The problem:
Extract everything from the first line through the line with "YAxis, CartesianGrid, ReferenceLine", both ends included, except for any pictures.

## START Supplied records

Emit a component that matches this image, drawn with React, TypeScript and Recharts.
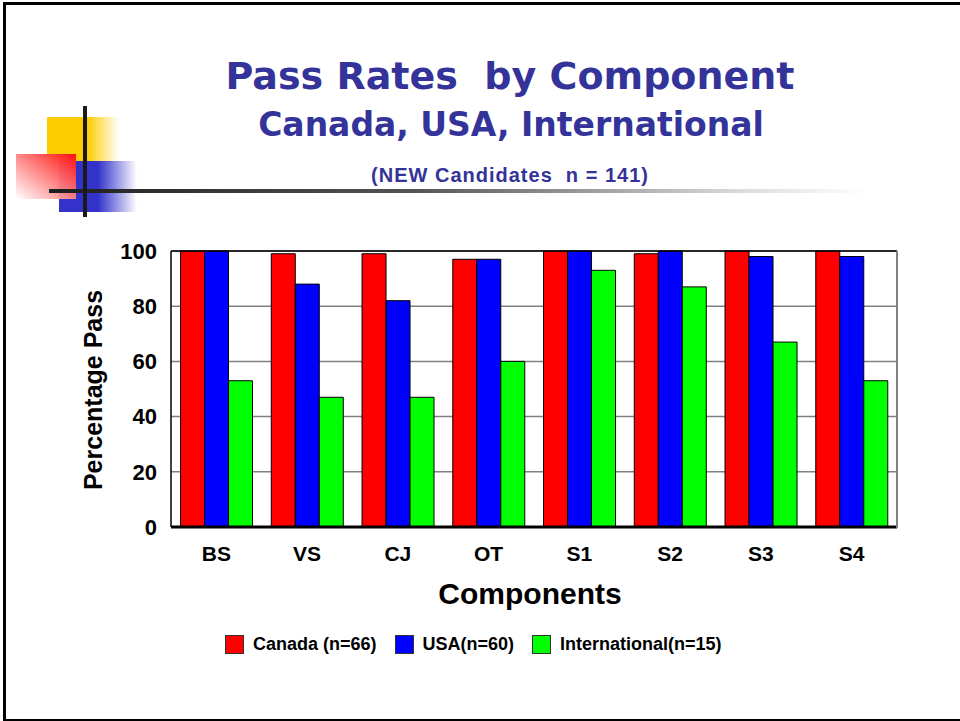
import { BarChart, Bar, XAxis, YAxis, CartesianGrid, ReferenceLine } from "recharts";

const components = ["BS", "VS", "CJ", "OT", "S1", "S2", "S3", "S4"];
const canada = [100, 99, 99, 97, 100, 99, 100, 100];
const usa = [100, 88, 82, 97, 100, 100, 98, 98];
const international = [53, 47, 47, 60, 93, 87, 67, 53];
const yTicks = [0, 20, 40, 60, 80, 100];

const series = [
  { key: "canada", name: "Canada (n=66)", color: "#FF0000" },
  { key: "usa", name: "USA(n=60)", color: "#0000FF" },
  { key: "international", name: "International(n=15)", color: "#00FF00" },
];

const data = components.map((name, i) => ({
  name,
  canada: canada[i],
  usa: usa[i],
  international: international[i],
}));

const BLUE = "#333399";
const ARIAL = "'Liberation Sans', Arial, sans-serif";
const VERDANA = "'DejaVu Sans', Verdana, sans-serif";

const Decoration = () => (
  <>
    <div style={{ position: "absolute", left: 47, top: 117, width: 72, height: 45, background: "linear-gradient(to right, #FFCC00 0px, #FFCC00 40px, rgba(255,204,0,0) 72px)" }} />
    <div style={{ position: "absolute", left: 59, top: 161, width: 78, height: 51, background: "linear-gradient(to right, #3333CC 0px, #3333CC 39px, rgba(51,51,204,0) 78px)" }} />
    <div style={{ position: "absolute", left: 16, top: 154, width: 60, height: 45, background: "linear-gradient(to bottom left, #FF1010 0%, rgba(255,255,255,0.9) 100%)" }} />
    <div style={{ position: "absolute", left: 49, top: 189, width: 820, height: 4, background: "linear-gradient(to right, #1e1e1e 0%, #555 45%, #ddd 85%, rgba(255,255,255,0) 100%)" }} />
    <div style={{ position: "absolute", left: 83, top: 106, width: 4, height: 111, background: "#1a1a1a" }} />
  </>
);

const App = () => {
  return (
    <div style={{ position: "absolute", left: 0, top: 0, width: 960, height: 721, overflow: "hidden", background: "#fff" }}>
      <style>{`body{margin:0;overflow:hidden}`}</style>
      <div style={{ position: "absolute", left: 3, top: 2, width: 970, height: 714, border: "3px solid #000", boxSizing: "content-box" }} />
      <Decoration />
      <div style={{ position: "absolute", left: 0, width: 1020, top: 51, textAlign: "center", color: BLUE, fontFamily: VERDANA, fontWeight: "bold", fontSize: 38, lineHeight: "50px", whiteSpace: "pre" }}>
        {"Pass Rates  by Component"}
      </div>
      <div style={{ position: "absolute", left: 0, width: 1022, top: 104, textAlign: "center", color: BLUE, fontFamily: VERDANA, fontWeight: "bold", fontSize: 33, lineHeight: "42px" }}>
        Canada, USA, International
      </div>
      <div style={{ position: "absolute", left: 0, width: 1020, top: 162, textAlign: "center", color: BLUE, fontFamily: ARIAL, fontWeight: "bold", fontSize: 20, letterSpacing: 1, lineHeight: "26px", whiteSpace: "pre" }}>
        {"(NEW Candidates  n = 141)"}
      </div>

      <div style={{ position: "absolute", left: 0, top: 0 }}>
        <BarChart
          width={960}
          height={721}
          data={data}
          margin={{ top: 251, right: 63, bottom: 164, left: 111 }}
          barCategoryGap="10.5%"
          barGap={0}
        >
          <CartesianGrid vertical={false} horizontal stroke="#808080" strokeWidth={1.5} />
          <XAxis
            dataKey="name"
            height={30}
            tickLine={false}
            axisLine={{ stroke: "#000", strokeWidth: 3 }}
            tick={{ fill: "#000", fontFamily: ARIAL, fontWeight: "bold", fontSize: 21 }}
            tickMargin={13}
          />
          <YAxis
            width={60}
            domain={[0, 100]}
            ticks={yTicks}
            tickLine={false}
            axisLine={{ stroke: "#000", strokeWidth: 1.5 }}
            tick={{ fill: "#000", fontFamily: ARIAL, fontWeight: "bold", fontSize: 22 }}
            tickMargin={8}
          />
          <ReferenceLine y={100} stroke="#000" strokeWidth={1.5} />
          {series.map((s) => (
            <Bar
              key={s.key}
              dataKey={s.key}
              name={s.name}
              fill={s.color}
              stroke="#000"
              strokeWidth={1}
              isAnimationActive={false}
            />
          ))}
        </BarChart>
      </div>
      <div style={{ position: "absolute", left: 896, top: 251, width: 1.5, height: 277, background: "#808080" }} />

      <div style={{ position: "absolute", left: 93, top: 390, width: 0, height: 0 }}>
        <div style={{ position: "absolute", left: 0, top: 0, transform: "translate(-50%, -50%) rotate(-90deg)", whiteSpace: "nowrap", fontFamily: ARIAL, fontWeight: "bold", fontSize: 25, lineHeight: "30px", color: "#000" }}>
          Percentage Pass
        </div>
      </div>
      <div style={{ position: "absolute", left: 330, width: 400, top: 576, textAlign: "center", fontFamily: ARIAL, fontWeight: "bold", fontSize: 30, lineHeight: "36px", color: "#000" }}>
        Components
      </div>

      <div style={{ position: "absolute", left: 225, top: 634, display: "flex", alignItems: "center", fontFamily: ARIAL, fontWeight: "bold", fontSize: 18, color: "#000" }}>
        {series.map((s) => (
          <div key={s.key} style={{ display: "flex", alignItems: "center", marginRight: 18 }}>
            <div style={{ width: 17, height: 17, background: s.color, border: "1px solid #333", marginRight: 9 }} />
            <span>{s.name}</span>
          </div>
        ))}
      </div>
    </div>
  );
};

export default App;
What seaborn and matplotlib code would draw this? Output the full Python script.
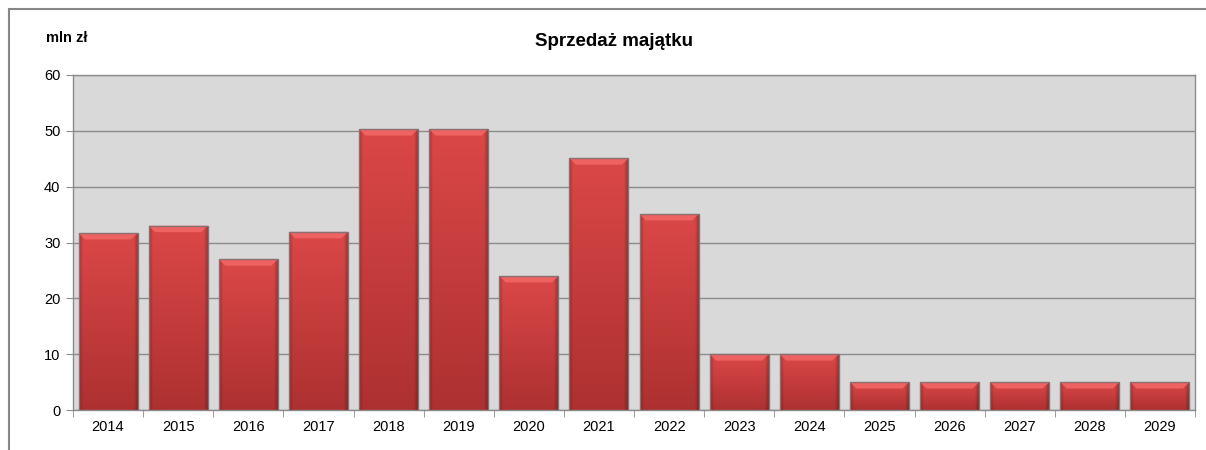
import numpy as np
import pandas as pd
import matplotlib
matplotlib.use("Agg")
import matplotlib.pyplot as plt
import seaborn as sns
from matplotlib.patches import Rectangle, Polygon
from matplotlib.ticker import FixedLocator

# Data
years = ["2014", "2015", "2016", "2017", "2018", "2019", "2020", "2021",
         "2022", "2023", "2024", "2025", "2026", "2027", "2028", "2029"]
sales = [31.7, 33.0, 27.0, 31.9, 50.3, 50.3, 24.0, 45.1,
         35.1, 10.0, 10.0, 5.0, 5.0, 5.0, 5.0, 5.0]
y_ticks = [0, 10, 20, 30, 40, 50, 60]

df = pd.DataFrame({"rok": years, "wartosc": sales})

sns.set_style("white")
plt.rcParams["font.family"] = ["Liberation Sans", "DejaVu Sans"]
plt.rcParams["text.color"] = "black"
plt.rcParams["xtick.color"] = "black"
plt.rcParams["ytick.color"] = "black"

fig = plt.figure(figsize=(12.06, 4.5), dpi=100)
ax = fig.add_axes([73 / 1206, 1 - 410 / 450, 1122 / 1206, 335 / 450])

sns.barplot(data=df, x="rok", y="wartosc", color="#d44040", width=0.84,
            saturation=1, ax=ax, zorder=2)

ax.set_facecolor("#d9d9d9")
ax.set_ylim(0, 60)
ax.set_xlim(-0.5, len(years) - 0.5)
ax.set_yticks(y_ticks)
ax.yaxis.grid(True, color="#8c8c8c", linewidth=1)
ax.set_axisbelow(True)
ax.set_xlabel("")
ax.set_ylabel("")
for s in ax.spines.values():
    s.set_color("#8c8c8c")
    s.set_linewidth(1)
ax.tick_params(axis="y", length=5, color="#8c8c8c", labelsize=10.5, pad=4,
               direction="out", left=True, labelcolor="black")
ax.tick_params(axis="x", length=0, labelsize=10.5, pad=7, labelcolor="black")
ax.xaxis.set_minor_locator(FixedLocator(np.arange(-0.5, len(years), 1)))
ax.tick_params(axis="x", which="minor", length=5, color="#8c8c8c",
               direction="out", bottom=True)

# gradient shading on each bar (like the 3D bevel bars)
top = np.array([0.86, 0.28, 0.28])
bottom = np.array([0.68, 0.19, 0.19])
ny, nx = 200, 60
vy = np.linspace(0, 1, ny)[:, None, None]
img = top * (1 - vy) + bottom * vy
hx = np.linspace(-1, 1, nx)[None, :, None]
edge = 1 - 0.25 * np.clip((np.abs(hx) - 0.88) / 0.12, 0, 1)
img = np.clip(img * edge, 0, 1)
bev_h = 1.15   # in value units (~6 px)
bev_w = 0.09   # in category units
for p in ax.patches:
    x0, y0 = p.get_x(), p.get_y()
    w, h = p.get_width(), p.get_height()
    if h <= 0:
        continue
    im = ax.imshow(img, extent=[x0, x0 + w, y0, y0 + h], aspect="auto",
                   origin="upper", zorder=3, interpolation="bilinear")
    im.set_clip_path(p)
    yt = y0 + h
    bev = Polygon([(x0, yt), (x0 + w, yt), (x0 + w - bev_w, yt - bev_h),
                   (x0 + bev_w, yt - bev_h)], closed=True,
                  facecolor="#ee6262", edgecolor="none", zorder=4)
    ax.add_patch(bev)
    p.set_edgecolor("#8a7070")
    p.set_linewidth(1)
    p.set_zorder(5)
    p.set_facecolor("none")

ax.set_xlim(-0.5, len(years) - 0.5)
ax.set_ylim(0, 60)

fig.text(614 / 1206, 1 - 42 / 450, "Sprzedaż majątku", ha="center",
         va="center", fontsize=13.5, fontweight="bold")
fig.text(46 / 1206, 1 - 38 / 450, "mln zł", ha="left", va="center",
         fontsize=10.5, fontweight="bold")

fig.patches.append(Rectangle((9 / 1206, -0.1), 1.2, 1 - 9 / 450 + 0.1,
                             transform=fig.transFigure, fill=False,
                             edgecolor="#878787", linewidth=1.5))

fig.savefig("out.png", dpi=100)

## END Supplied records

Result below:
Emit a component that matches this image, drawn with React, TypeScript and Recharts.
import { BarChart, Bar, XAxis, YAxis, CartesianGrid, ReferenceLine } from "recharts";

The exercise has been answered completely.